I have a number of other projects in the works. An article about Alcibiades’ Socratic education, related to my dissertation but with a different emphasis, is currently under review at a political science journal, as is an article on Socratic leadership in Xenophon’s Hellenica (presented at the 2015 meeting of the Northeast Political Science Association in Philadelphia, PA). In recent months, I have prepared and presented new work on Plato’s Cleitophon and Republic, which examines the difficulties Socrates encounters in attempting to attract students to a path of unfettered questioning while protecting himself against the charge of impious or seditious challenges to convention (presented at the 2016 NPSA in Boston, MA). My major current project is a new book on Plato’s Letters, which will include an introduction addressing the state of scholarly debate concerning authenticity, a new English translation, and an interpretive essay. Following most ancient commentators and a handful of more recent ones, I take the entire Letters as a Platonic literary whole providing an account of Plato’s own political career and of the relationship between his literary presentation of philosophy and his more measured assessment. I have presented my analysis of the opening letters at the 2016 meeting of the American Political Science Association in Philadelphia, PA.
My teaching at MSU has drawn from both of my political science specializations, i.e., methodology as well as political theory. In the Fall 2016 semester, I taught PLS 801, the MSU Political Science department’s introductory graduate course in statistical inference.

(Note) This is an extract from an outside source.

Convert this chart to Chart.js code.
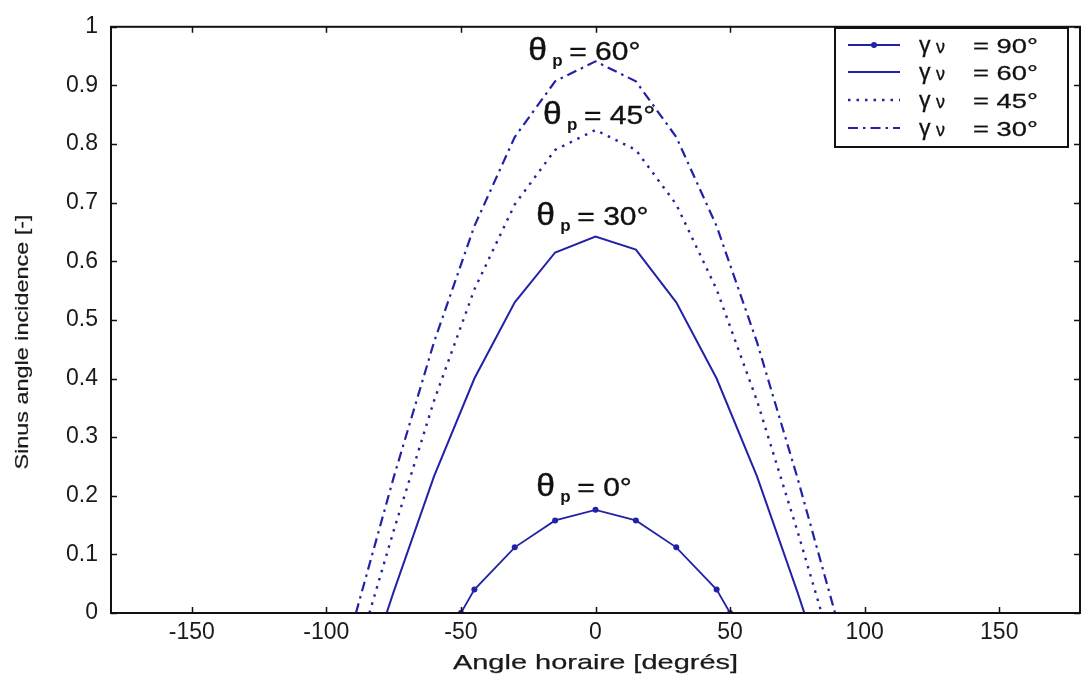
<!DOCTYPE html>
<html>
<head>
<meta charset="utf-8">
<script src="https://cdn.jsdelivr.net/npm/chart.js@4.4.1/dist/chart.umd.min.js"></script>
<style>
html,body{margin:0;padding:0;background:#fff;}
canvas{display:block;}
</style>
</head>
<body>
<canvas id="c" width="1085" height="676"></canvas>
<script>
// ---- data ----
const seriesLabels = ['γν = 90°', 'γν = 60°', 'γν = 45°', 'γν = 30°'];
const legendValues = ['= 90°', '= 60°', '= 45°', '= 30°'];
const curveLabels = ['θp = 0°', 'θp = 30°', 'θp = 45°', 'θp = 60°'];

const hourAngle90 = [-50, -45, -30, -15, 0, 15, 30, 45, 50];
const sinInc90    = [0, 0.04, 0.112, 0.158, 0.176, 0.158, 0.112, 0.04, 0];

const hourAngle60 = [-77.6, -75, -60, -45, -30, -15, 0, 15, 30, 45, 60, 75, 77.6];
const sinInc60    = [0, 0.036, 0.233, 0.40, 0.53, 0.615, 0.642, 0.62, 0.53, 0.40, 0.233, 0.036, 0];

const hourAngle45 = [-84, -75, -60, -45, -30, -15, 0, 15, 30, 45, 60, 75, 84];
const sinInc45    = [0, 0.14, 0.362, 0.552, 0.697, 0.79, 0.824, 0.79, 0.697, 0.552, 0.362, 0.14, 0];

const hourAngle30 = [-89, -75, -60, -45, -30, -15, 0, 15, 30, 45, 60, 75, 89];
const sinInc30    = [0, 0.231, 0.462, 0.66, 0.812, 0.907, 0.941, 0.907, 0.812, 0.66, 0.462, 0.231, 0];

const xTickValues = [-150, -100, -50, 0, 50, 100, 150];
const xTickLabels = ['-150', '-100', '-50', '0', '50', '100', '150'];
const yTickValues = [0, 0.1, 0.2, 0.3, 0.4, 0.5, 0.6, 0.7, 0.8, 0.9, 1];
const yTickLabels = ['0', '0.1', '0.2', '0.3', '0.4', '0.5', '0.6', '0.7', '0.8', '0.9', '1'];

// curve annotation anchors in data coordinates (hour angle, sin value)
const curveLabelX = [-22, -22, -19.5, -25];
const curveLabelY = [0.200, 0.662, 0.835, 0.943];

// ---- build ----
const pts = (xs, ys) => xs.map((x, i) => ({x: x, y: ys[i]}));
const BLUE = '#2222a8';
const FONT = '"Liberation Sans", Arial, sans-serif';

const datasets = [
  {label: seriesLabels[0], data: pts(hourAngle90, sinInc90), borderColor: BLUE, backgroundColor: BLUE,
   borderWidth: 1.8, pointRadius: 3, pointBackgroundColor: BLUE, pointBorderWidth: 0, showLine: true, _dash: []},
  {label: seriesLabels[1], data: pts(hourAngle60, sinInc60), borderColor: BLUE, backgroundColor: BLUE,
   borderWidth: 2, pointRadius: 0, showLine: true, _dash: []},
  {label: seriesLabels[2], data: pts(hourAngle45, sinInc45), borderColor: BLUE, backgroundColor: BLUE,
   borderWidth: 2.4, pointRadius: 0, showLine: true, borderDash: [2.5, 6], _dash: [2.5, 6]},
  {label: seriesLabels[3], data: pts(hourAngle30, sinInc30), borderColor: BLUE, backgroundColor: BLUE,
   borderWidth: 2.2, pointRadius: 0, showLine: true, borderDash: [10, 5, 2.5, 5], _dash: [10, 5, 2.5, 5]}
];

function heavyText(ctx, txt, x, y, font, sx, w) {
  ctx.save();
  ctx.font = font;
  ctx.translate(x, y);
  ctx.scale(sx, 1);
  ctx.lineWidth = w;
  ctx.strokeStyle = ctx.fillStyle;
  ctx.fillText(txt, 0, 0);
  if (w > 0) ctx.strokeText(txt, 0, 0);
  ctx.restore();
}

const framePlugin = {
  id: 'frame',
  afterDatasetsDraw(chart) {
    const ctx = chart.ctx;
    const a = chart.chartArea;
    const xs = chart.scales.x, ys = chart.scales.y;
    ctx.save();
    // box
    ctx.strokeStyle = '#111';
    ctx.lineWidth = 2;
    ctx.strokeRect(a.left, a.top, a.right - a.left, a.bottom - a.top);
    // inward ticks
    ctx.lineWidth = 1.5;
    const tl = 6;
    xTickValues.forEach(v => {
      const p = Math.round(xs.getPixelForValue(v)) + 0.5;
      ctx.beginPath();
      ctx.moveTo(p, a.bottom); ctx.lineTo(p, a.bottom - tl);
      ctx.moveTo(p, a.top); ctx.lineTo(p, a.top + tl);
      ctx.stroke();
    });
    yTickValues.forEach(v => {
      const p = Math.round(ys.getPixelForValue(v)) + 0.5;
      ctx.beginPath();
      ctx.moveTo(a.left, p); ctx.lineTo(a.left + tl, p);
      ctx.moveTo(a.right, p); ctx.lineTo(a.right - tl, p);
      ctx.stroke();
    });

    // axis titles
    ctx.fillStyle = '#1a1a1a';
    ctx.textBaseline = 'alphabetic';
    ctx.textAlign = 'center';
    heavyText(ctx, 'Angle horaire [degrés]', (a.left + a.right) / 2, 669, '21px ' + FONT, 1.38, 0.25);

    ctx.save();
    ctx.translate(28, 342);
    ctx.rotate(-Math.PI / 2);
    heavyText(ctx, 'Sinus angle incidence [-]', 0, 0, '18px ' + FONT, 1.3, 0.2);
    ctx.restore();

    // curve annotations
    ctx.textAlign = 'left';
    ctx.fillStyle = '#111';
    curveLabels.forEach((lab, i) => {
      const x0 = xs.getPixelForValue(curveLabelX[i]);
      const b = ys.getPixelForValue(curveLabelY[i]);
      const sub = lab.charAt(1);
      const rest = lab.slice(2).trim();
      heavyText(ctx, lab.charAt(0), x0, b, '32px ' + FONT, 1.05, 0.4);
      heavyText(ctx, sub, x0 + 24, b + 6, 'bold 17px ' + FONT, 1, 0);
      heavyText(ctx, rest, x0 + 41, b, '25px ' + FONT, 1.2, 0.35);
    });

    // legend
    const L = {l: 835, t: 28, r: 1068, b: 147};
    ctx.fillStyle = '#fff';
    ctx.fillRect(L.l, L.t, L.r - L.l, L.b - L.t);
    ctx.strokeStyle = '#111';
    ctx.lineWidth = 2;
    ctx.strokeRect(L.l, L.t, L.r - L.l, L.b - L.t);
    const rows = [45, 72, 100, 128];
    chart.data.datasets.forEach((ds, i) => {
      const y = rows[i];
      ctx.save();
      ctx.strokeStyle = ds.borderColor;
      ctx.lineWidth = ds.borderWidth;
      ctx.setLineDash(ds._dash);
      ctx.beginPath();
      ctx.moveTo(848, y); ctx.lineTo(900, y);
      ctx.stroke();
      ctx.restore();
      if (ds.pointRadius > 0) {
        ctx.fillStyle = ds.borderColor;
        ctx.beginPath();
        ctx.arc(874, y, 3, 0, Math.PI * 2);
        ctx.fill();
      }
      ctx.fillStyle = '#111';
      heavyText(ctx, ds.label.charAt(0), 919, y + 7, '22px ' + FONT, 1.05, 0.3);
      heavyText(ctx, ds.label.charAt(1), 936, y + 8, '18px ' + FONT, 1, 0.3);
      heavyText(ctx, legendValues[i], 973, y + 8, '21px ' + FONT, 1.3, 0.3);
    });
    ctx.restore();
  }
};

new Chart(document.getElementById('c'), {
  type: 'scatter',
  data: {datasets: datasets},
  options: {
    responsive: false,
    animation: false,
    layout: {padding: {top: 18, right: 5, left: 0, bottom: 0}},
    plugins: {legend: {display: false}, tooltip: {enabled: false}},
    elements: {line: {tension: 0}},
    scales: {
      x: {
        type: 'linear', min: -180, max: 180,
        grid: {display: false, drawTicks: false},
        border: {display: false},
        afterBuildTicks: s => { s.ticks = xTickValues.map(v => ({value: v})); },
        afterFit: s => { s.height = 63; },
        ticks: {
          padding: 6, color: '#1a1a1a', maxRotation: 0, autoSkip: false,
          font: {family: FONT, size: 23},
          callback: (v, i) => xTickLabels[i]
        }
      },
      y: {
        type: 'linear', min: 0, max: 1,
        grid: {display: false, drawTicks: false},
        border: {display: false},
        afterBuildTicks: s => { s.ticks = yTickValues.map(v => ({value: v})); },
        afterFit: s => { s.width = 111; },
        ticks: {
          padding: 13, color: '#1a1a1a', autoSkip: false,
          font: {family: FONT, size: 23},
          callback: (v, i) => yTickLabels[i]
        }
      }
    }
  },
  plugins: [framePlugin]
});
</script>
</body>
</html>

Immediately preceding that, I taught my week-long intensive “Math Camp” to the incoming graduate students (more below). The previous year, I taught PLS 170: Introduction to Political Philosophy (Plato, Aristotle, Hobbes, Locke, Rousseau, Tocqueville), PLS 371: Classical Political Philosophy (Homer’s Iliad, Plato’s Alcibiades and Republic), PLS 377: American Political Philosophy Thought (Federalist/Anti-Federalist debates, Locke’s Letter Concerning Toleration, Tocqueville, and a historical survey of African American political thought (Douglass, Washington, DuBois, King, Baldwin)) and a graduate seminar (PLS 970) on Alcibiades and political ambition.

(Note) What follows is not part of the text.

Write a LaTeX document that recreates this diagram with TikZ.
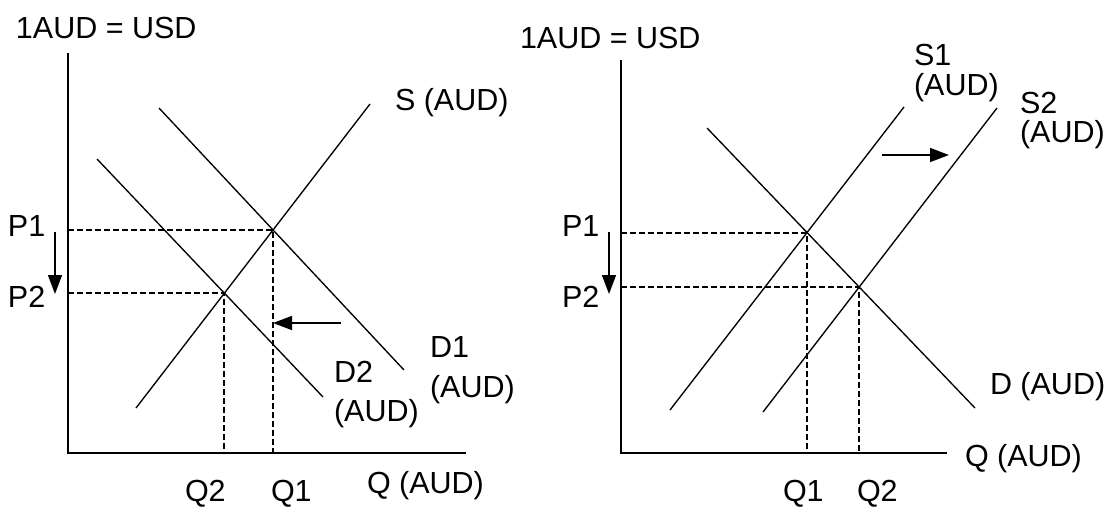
\documentclass[tikz,border=0pt]{standalone}
\usepackage{fontspec}
\setmainfont{Liberation Sans}
\usetikzlibrary{arrows.meta}
\begin{document}
\begin{tikzpicture}[x=1pt,y=-1pt,
  lbl/.style={anchor=base west,inner sep=0pt,outer sep=0pt,font=\fontsize{30.5}{31}\selectfont},
  axis/.style={line width=1.5pt},
  curve/.style={line width=1.35pt},
  guide/.style={line width=1.2pt,dash pattern=on 5.5pt off 3.5pt},
  movearrow/.style={line width=1.5pt,-{Triangle[length=19pt,width=14pt]}}]
\useasboundingbox (0,0) rectangle (1114,509);
% ---------- left graph ----------
\coordinate (LO) at (68,453);
\coordinate (LYt) at (68,53);
\coordinate (LXr) at (466,453);
\draw[axis] (LYt) -- (LO) -- (LXr);
\coordinate (Sa) at (136,408);
\coordinate (Sb) at (370,104);
\coordinate (D1a) at (159,108);
\coordinate (D1b) at (404,370);
\coordinate (D2a) at (97,159);
\coordinate (D2b) at (323,397);
\draw[curve] (Sa) -- (Sb);
\draw[curve] (D1a) -- (D1b);
\draw[curve] (D2a) -- (D2b);
\coordinate (E1) at (273,230);
\coordinate (E2) at (224,293);
\coordinate (LP1) at (68,230);
\coordinate (LP2) at (68,293);
\coordinate (LQ1) at (273,453);
\coordinate (LQ2) at (224,453);
\draw[guide] (LP1) -- (E1) -- (LQ1);
\draw[guide] (LP2) -- (E2) -- (LQ2);
\coordinate (LdA) at (55,232);
\coordinate (LdB) at (55,294);
\draw[movearrow] (LdA) -- (LdB);
\coordinate (LhA) at (341,323);
\coordinate (LhB) at (273,323);
\draw[movearrow] (LhA) -- (LhB);
\node[lbl] (ltitle) at (16,38) {1AUD = USD};
\node[lbl] (slbl) at (395,110) {S (AUD)};
\node[lbl] (d1lbl) at (430,357) {D1};
\node[lbl] (d1lblb) at (430,397) {(AUD)};
\node[lbl] (d2lbl) at (334,382) {D2};
\node[lbl] (d2lblb) at (334,421) {(AUD)};
\node[lbl] (lqlbl) at (367,493) {Q (AUD)};
\node[lbl] (lq2) at (185,501) {Q2};
\node[lbl] (lq1) at (271,501) {Q1};
\node[lbl] (lp1) at (8,236) {P1};
\node[lbl] (lp2) at (8,307) {P2};
% ---------- right graph ----------
\coordinate (RO) at (621,453);
\coordinate (RYt) at (621,60);
\coordinate (RXr) at (947,453);
\draw[axis] (RYt) -- (RO) -- (RXr);
\coordinate (S1a) at (670,410);
\coordinate (S1b) at (904,107);
\coordinate (S2a) at (763,412);
\coordinate (S2b) at (997,108);
\coordinate (Da) at (707,128);
\coordinate (Db) at (975,408);
\draw[curve] (S1a) -- (S1b);
\draw[curve] (S2a) -- (S2b);
\draw[curve] (Da) -- (Db);
\coordinate (F1) at (807,233);
\coordinate (F2) at (859,287);
\coordinate (RP1) at (621,233);
\coordinate (RP2) at (621,287);
\coordinate (RQ1) at (807,453);
\coordinate (RQ2) at (859,453);
\draw[guide] (RP1) -- (F1) -- (RQ1);
\draw[guide] (RP2) -- (F2) -- (RQ2);
\coordinate (RdA) at (609,232);
\coordinate (RdB) at (609,294);
\draw[movearrow] (RdA) -- (RdB);
\coordinate (RhA) at (882,155);
\coordinate (RhB) at (949,155);
\draw[movearrow] (RhA) -- (RhB);
\node[lbl] (rtitle) at (520,48) {1AUD = USD};
\node[lbl] (s1lbl) at (914,65) {S1};
\node[lbl] (s1lblb) at (914,95) {(AUD)};
\node[lbl] (s2lbl) at (1020,113) {S2};
\node[lbl] (s2lblb) at (1020,142) {(AUD)};
\node[lbl] (dlbl) at (990,394) {D (AUD)};
\node[lbl] (rqlbl) at (965,466) {Q (AUD)};
\node[lbl] (rq1) at (783,501) {Q1};
\node[lbl] (rq2) at (857,501) {Q2};
\node[lbl] (rp1) at (562,236) {P1};
\node[lbl] (rp2) at (562,307) {P2};
\end{tikzpicture}
\end{document}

I did my undergraduate studies at Kenyon College in Gambier, OH, where I double-majored in physics and political science. I studied with wonderful professors in both departments, and although I was confident by the end that I wanted to pursue a career studying classical political philosophy, I still regret that I had to leave physics behind. Hence, it was a surprise and great delight when I discovered that I could continue to exercise my math muscles in graduate school at the University of Texas. Making methodology my second sub-field was among the best decisions I’ve ever made. Aside from the research opportunities I’ve enjoyed, I had the opportunity to teach the UT Government department’s “Math Camp”–a refresher in calculus, linear algebra, and statistics for our incoming graduate students–every summer from 2010 to 2014. I then brought the curriculum to Michigan State in the summer of 2015 with great success, and in August 2016 expanded the curriculum for the first time by adding a two-day math and econometrics refresher for more advanced graduate students in the department. I am already in conversations to bring my Math Camp curriculum to Wayne State. In another life, I could have been very happy as a math teacher; in this one, at least I get to teach Math Camp.
I’m originally from Montreal, Quebec, Canada, a city with which I fall more in love every time I go back to visit my parents, my two brothers, and my dearest friends. I’m a diehard fan of the Montreal Canadiens, and play hockey myself–a pastime I rediscovered, if you can believe it, in Austin, TX. I enjoy camping, comedy, chess, (and, as of recently, Chinese chess and Korean Chess), playing music, etymologies, and not having a cell phone. On Sunday, May 7th, 2017, I will have the profound pleasure and honor of marrying my fiancée, Cassie Léger.